My wife died early morning of October last year. Her loss was devastating for me and my kids and the things that we have to contend with from her loss stressed me out so much I almost called it quits. Here’s why:
Making the bed every morning and changing pillowcases are no fun especially when one has to unload the whole closet to look for them. Neither is thinking what dish to prepare for lunch or dinner.
These are some of the things confronting me when all the rituals of sending the soul of my wife to her Maker were all done. My children and I suddenly have to figure out how to fill the vacuum she left.

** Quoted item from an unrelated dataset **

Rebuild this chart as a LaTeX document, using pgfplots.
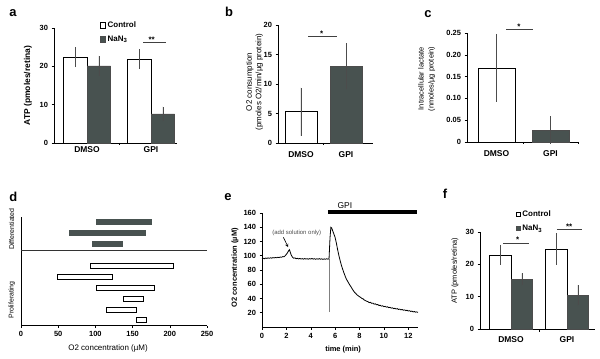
\documentclass[border=0pt]{standalone}
\usepackage{pgfplots}
\pgfplotsset{compat=1.18}
\usepackage{fontspec}
\setmainfont{Liberation Sans}
\definecolor{dk}{RGB}{72,82,80}
\newcommand\tk{\fontsize{7.5}{8}\selectfont\bfseries}
\newcommand\cat{\fontsize{8.5}{9}\selectfont\bfseries}
\newcommand\lgf{\fontsize{8}{9}\selectfont\bfseries}
\newcommand\lbl{\fontsize{8}{9.5}\selectfont}
\newcommand\pl{\fontsize{13}{14}\selectfont\bfseries}
\newcommand\sg{\fontsize{8}{9}\selectfont\bfseries}
\tikzset{sig/.style={line width=0.9bp, black!75}}
\pgfplotsset{
 base/.style={scale only axis, clip=false, axis x line=bottom, axis y line=left,
   axis line style={-, line width=0.5bp, black}, every tick/.style={black, line width=0.5bp},
   tick align=outside, major tick length=2.5bp, ticklabel style={font=\tk},
   /pgf/number format/assume math mode=true, anchor=south west},
 cats/.style={xtick={1,2}, xticklabels={DMSO,GPI}, x tick style={draw=none}, xticklabel style={font=\cat}},
 wbar/.style={fill=white, draw=black, line width=0.6bp},
 dbar/.style={fill=dk, draw=black!70, line width=0.6bp},
 eb/.style={error bars/.cd, y dir=both, y explicit, error mark=none, error bar style={line width=0.5bp, gray!60!black}},
 sqleg/.style={legend cell align=left, legend image code/.code={\draw[##1] (0bp,-2.7bp) rectangle (5.4bp,2.7bp);}},
}
\begin{document}
\begin{tikzpicture}
\path[use as bounding box] (0bp,0bp) rectangle (600bp,359bp);
% ---------------- a
\begin{axis}[base, cats, at={(54bp,216bp)}, width=123bp, height=115bp,
  xmin=0.484, xmax=2.406, ymin=0, ymax=30, ytick={0,10,20,30}, ybar, bar width=23.5bp,
  ylabel={ATP (pmoles/retina)}, ylabel style={font=\fontsize{8.5}{9}\selectfont\bfseries, at={(axis description cs:-0.211,0.5)}, anchor=center},
  xticklabel style={yshift=2bp},
  sqleg, legend style={draw=none, fill=none, at={(axis description cs:0.37,1.075)}, anchor=north west, inner sep=0pt, font=\lgf, row sep=3bp}]
\addplot[wbar, bar shift=-11.75bp, eb] coordinates {(1,22.4) +- (0,2.6) (2,21.9) +- (0,2.5)};
\addlegendentry{Control}
\addplot[dbar, bar shift=11.75bp, eb] coordinates {(1,20.1) +- (0,2.6) (2,7.6) +- (0,1.9)};
\addlegendentry{NaN\textsubscript{3}}
\draw[line width=0.5bp] (axis cs:1.5,0) -- ++(0bp,-2.5bp);
\draw[sig] (axis cs:1.875,26.2) -- (axis cs:2.234,26.2);
\node[font=\sg, anchor=base, inner sep=0pt] at (axis cs:2.01,26.2) {**};
\end{axis}
% ---------------- b
\begin{axis}[base, cats, at={(278bp,216bp)}, width=95bp, height=118bp,
  xmin=0.489, xmax=2.6, ymin=0, ymax=20, ytick={0,5,10,15,20}, ybar, bar width=32bp,
  ylabel={O2 consumption\\(pmoles O2/min/µg protein)},
  ylabel style={font=\lbl, align=center, at={(axis description cs:-0.247,0.517)}, anchor=center},
  xticklabel style={yshift=-3bp}]
\addplot[wbar, bar shift=0bp, eb] coordinates {(1,5.3) +- (0,4.1)};
\addplot[dbar, bar shift=0bp, eb] coordinates {(2,13.0) +- (0,3.9)};
\draw[line width=0.5bp] (axis cs:1.5,0) -- ++(0bp,-2.5bp);
\draw[sig] (axis cs:1.156,18.0) -- (axis cs:1.8,18.0);
\node[font=\sg, anchor=base, inner sep=0pt] at (axis cs:1.46,18.0) {*};
\end{axis}
% ---------------- c
\begin{axis}[base, cats, at={(467bp,217bp)}, width=111bp, height=109bp,
  xmin=0.454, xmax=2.509, ymin=0, ymax=0.25, ytick={0,0.05,0.1,0.15,0.2,0.25},
  yticklabels={0,0.05,0.10,0.15,0.20,0.25}, ybar, bar width=37bp,
  ylabel={Intracellular lactate\\(nmoles/µg protein)},
  ylabel style={font=\fontsize{7.5}{10}\selectfont, align=center, at={(axis description cs:-0.363,0.58)}, anchor=center},
  xticklabel style={yshift=-3bp}]
\addplot[wbar, bar shift=0bp, eb] coordinates {(1,0.170) +- (0,0.078)};
\addplot[dbar, bar shift=0bp, eb] coordinates {(2,0.0275) +- (0,0.032)};
\draw[line width=0.5bp] (axis cs:1.5,0) -- ++(0bp,-2.5bp);
\draw[line width=0.5bp] (axis cs:2.509,0) -- ++(0bp,-2.5bp);
\draw[sig] (axis cs:1.176,0.257) -- (axis cs:1.676,0.257);
\node[font=\sg, anchor=base, inner sep=0pt] at (axis cs:1.417,0.257) {*};
\end{axis}
% ---------------- d
\begin{axis}[base, at={(21bp,33.3bp)}, width=186bp, height=109bp,
  xmin=0, xmax=250, ymin=0, ymax=10, xtick={0,50,100,150,200,250}, ytick=\empty,
  xlabel={O2 concentration (µM)},
  xlabel style={font=\lbl, at={(axis description cs:0.468,-0.211)}, anchor=center}]
\addplot[dbar, draw=dk] coordinates {(100.8,9.27)(175.4,9.27)(175.4,9.73)(100.8,9.73)} -- cycle;
\addplot[dbar, draw=dk] coordinates {(65,8.27)(167.6,8.27)(167.6,8.73)(65,8.73)} -- cycle;
\addplot[dbar, draw=dk] coordinates {(95.4,7.27)(136,7.27)(136,7.73)(95.4,7.73)} -- cycle;
\addplot[wbar] coordinates {(92.7,5.27)(205,5.27)(205,5.73)(92.7,5.73)} -- cycle;
\addplot[wbar] coordinates {(48.8,4.27)(123,4.27)(123,4.73)(48.8,4.73)} -- cycle;
\addplot[wbar] coordinates {(100.8,3.27)(179,3.27)(179,3.73)(100.8,3.73)} -- cycle;
\addplot[wbar] coordinates {(137.5,2.27)(164,2.27)(164,2.73)(137.5,2.73)} -- cycle;
\addplot[wbar] coordinates {(114,1.27)(155,1.27)(155,1.73)(114,1.73)} -- cycle;
\addplot[wbar] coordinates {(155,0.27)(169,0.27)(169,0.73)(155,0.73)} -- cycle;
\draw[line width=0.6bp, black!80] (axis cs:0,6.94) -- (axis cs:250,6.94);
\node[rotate=90, font=\fontsize{7}{8}\selectfont] at (axis description cs:-0.05,0.887) {Differentiated};
\node[rotate=90, font=\fontsize{7}{8}\selectfont] at (axis description cs:-0.05,0.236) {Proliferating};
\end{axis}
% ---------------- e
\begin{axis}[base, at={(262bp,32bp)}, width=156bp, height=114bp,
  xmin=0, xmax=12.8, ymin=0, ymax=160, xtick={0,2,...,12}, ytick={20,40,...,160},
  xlabel={time (min)}, xlabel style={font=\fontsize{7.5}{8}\selectfont\bfseries, at={(axis description cs:0.52,-0.2)}, anchor=center},
  ylabel={O2 concentration (µM)}, ylabel style={font=\fontsize{7.5}{8}\selectfont\bfseries, at={(axis description cs:-0.173,0.52)}, anchor=center}]
\addplot[gray, line width=0.4bp] coordinates {(5.5,21)(5.5,96)};
\addplot[black, line width=0.8bp, mark=none] coordinates {
(0.0,96)(0.1,96.5)(0.2,95.8)(0.3,96.8)(0.4,96.2)(0.5,97)(0.6,96.4)(0.7,97.2)(0.8,96.6)(0.9,97.4)
(1.0,97)(1.1,97.6)(1.2,97.1)(1.3,97.9)(1.4,97.4)(1.5,98.2)(1.6,97.8)(1.7,98.8)(1.8,98.5)(1.9,100)
(2.0,102)(2.1,104.5)(2.2,107.5)(2.25,108.5)(2.3,106)(2.4,101)(2.5,98)(2.6,96.5)(2.7,97)(2.8,95.8)
(2.9,96.4)(3.0,95.5)(3.1,96.2)(3.2,95.4)(3.3,96)(3.4,95.2)(3.5,96.1)(3.6,95.3)(3.7,95.9)(3.8,95.1)
(3.9,96)(4.0,95.4)(4.1,96.2)(4.2,95.3)(4.3,95.9)(4.4,95)(4.5,95.8)(4.6,95.2)(4.7,96)(4.8,95.1)
(4.9,95.7)(5.0,94.9)(5.1,95.6)(5.2,95)(5.3,95.8)(5.4,95.2)(5.5,95.5)(5.58,125)(5.65,140)(5.72,139)
(5.8,135)(5.9,130.5)(6.0,125.5)(6.1,118)(6.2,109)(6.3,101)(6.4,94)(6.5,87.5)(6.6,82)(6.7,77)
(6.8,72.5)(6.9,68)(7.0,65)(7.1,62)(7.2,59)(7.3,56.5)(7.4,53.5)(7.5,51)(7.6,48.5)(7.7,47)
(7.8,45)(7.9,43.8)(8.0,42.5)(8.1,41.5)(8.2,40)(8.3,39.5)(8.4,37.8)(8.5,37)(8.6,36)(8.7,35.5)
(8.8,34.2)(8.9,34.6)(9.0,33.2)(9.1,33.5)(9.2,32.1)(9.3,32.6)(9.4,31.2)(9.5,31.5)(9.6,30.2)(9.7,30.5)
(9.8,29.3)(9.9,29.8)(10.0,28.6)(10.1,29)(10.2,27.9)(10.3,28.4)(10.4,27.2)(10.5,27.6)(10.6,26.5)(10.7,27)
(10.8,25.8)(10.9,26.3)(11.0,25.2)(11.1,25.8)(11.2,24.6)(11.3,25.1)(11.4,24.1)(11.5,24.6)(11.6,23.5)(11.7,24)
(11.8,23)(11.9,23.5)(12.0,22.4)(12.1,22.9)(12.2,21.8)(12.3,22.3)(12.4,21.2)(12.5,21.8)(12.6,20.8)(12.7,21.2)(12.8,20.5)};
\draw[line width=3.5bp] (axis cs:5.4,161.5) -- (axis cs:12.75,161.5);
\node[font=\fontsize{8.5}{9}\selectfont] at (axis cs:6.8,171) {GPI};
\node[font=\fontsize{6}{7}\selectfont, text=black!70] at (axis cs:2.85,132.6) {(add solution only)};
\draw[-stealth, line width=0.6bp] (axis cs:1.75,126) -- (axis cs:2.15,112);
\end{axis}
% ---------------- f
\begin{axis}[base, cats, at={(480bp,30bp)}, width=115bp, height=97bp,
  xmin=0.446, xmax=2.5, ymin=0, ymax=30, ytick={0,10,20,30}, ybar, bar width=21.5bp,
  ylabel={ATP (pmoles/retina)}, ylabel style={font=\fontsize{7.5}{8}\selectfont, at={(axis description cs:-0.217,0.6)}, anchor=center},
  xticklabel style={yshift=-2bp},
  sqleg, legend image code/.code={\draw[#1] (0bp,-2bp) rectangle (4bp,2bp);},
  legend style={draw=none, fill=none, at={(axis description cs:0.31,1.24)}, anchor=north west, inner sep=0pt, font=\lgf, row sep=3bp}]
\addplot[wbar, bar shift=-10.75bp, eb] coordinates {(1,22.9) +- (0,3.1) (2,24.7) +- (0,4.9)};
\addlegendentry{Control}
\addplot[dbar, bar shift=10.75bp, eb] coordinates {(1,15.4) +- (0,1.8) (2,10.5) +- (0,3.1)};
\addlegendentry{NaN\textsubscript{3}}
\draw[line width=0.5bp] (axis cs:1.5,0) -- ++(0bp,-2.5bp);
\draw[sig] (axis cs:0.857,26.6) -- (axis cs:1.321,26.6);
\node[font=\sg, anchor=base, inner sep=0pt] at (axis cs:1.12,26.6) {*};
\draw[sig] (axis cs:1.821,30.9) -- (axis cs:2.268,30.9);
\node[font=\sg, anchor=base, inner sep=0pt] at (axis cs:2.04,30.9) {**};
\end{axis}
% panel letters
\node[font=\pl] at (13bp,346bp) {a};
\node[font=\pl] at (229bp,347bp) {b};
\node[font=\pl] at (428bp,344.8bp) {c};
\node[font=\pl] at (13.3bp,162.3bp) {d};
\node[font=\pl] at (228bp,162bp) {e};
\node[font=\pl] at (445bp,165.3bp) {f};
\end{tikzpicture}
\end{document}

When she was with us, she took care of the domestic front, through a house help, while my children and I went our separate ways each morning to do our “thing.” With her gone, the seemingly menial tasks became loads too heavy to bear.
Then our helper left us, leaving me so stressed-out that I thought I would be cut in half. Suddenly, dinner was take-out for me and my son, fast food for my daughter. Lunch was taken in the office, yet driving home right after to tend to my dogs. Laundry was done in one evening, ironing them the next. Moving around the house was done with utmost care not to disturb the layer of dust all around. Our lawn took the look of a wilderness and our bathrooms as pigsties, smelt like one too. Breakfast was skipped for lack of time preparing it.
My wife spent much time and fortune on her plants. We decided to take up where she let go – just in the nick of time. Most of them were already dying of thirst.
My son was his stolid self – suffering in silence while my daughter was at my back for the little things out of place; she was on the edge if her hospital gowns were still in the laundry bin and on edge when she did not see them in hangers; she spoke out loudly over the gravelly sound of her slippers over the layer of dust in our living room. Never have I been so helpless but to say, “I just cannot do all these times by myself.”
From where she is, my wife must have been very amused to see me so harassed by the little things, always taken for granted, that make up a household.
We all have roles to play in life. Some of these are thrust upon us by who and what we are, while others are assumed. A little few are forced on us by circumstances. Every now and then, by some twists in fortune, these roles are hay-wired, reversed, or thrown out of sync. For two weeks in my life, the roof fell on me completely and it wasn’t easy.
I got the much-needed respite when another girl came in to replace our previous house helper. A character by herself, but never have I appreciated so much the meaning of “good enough.”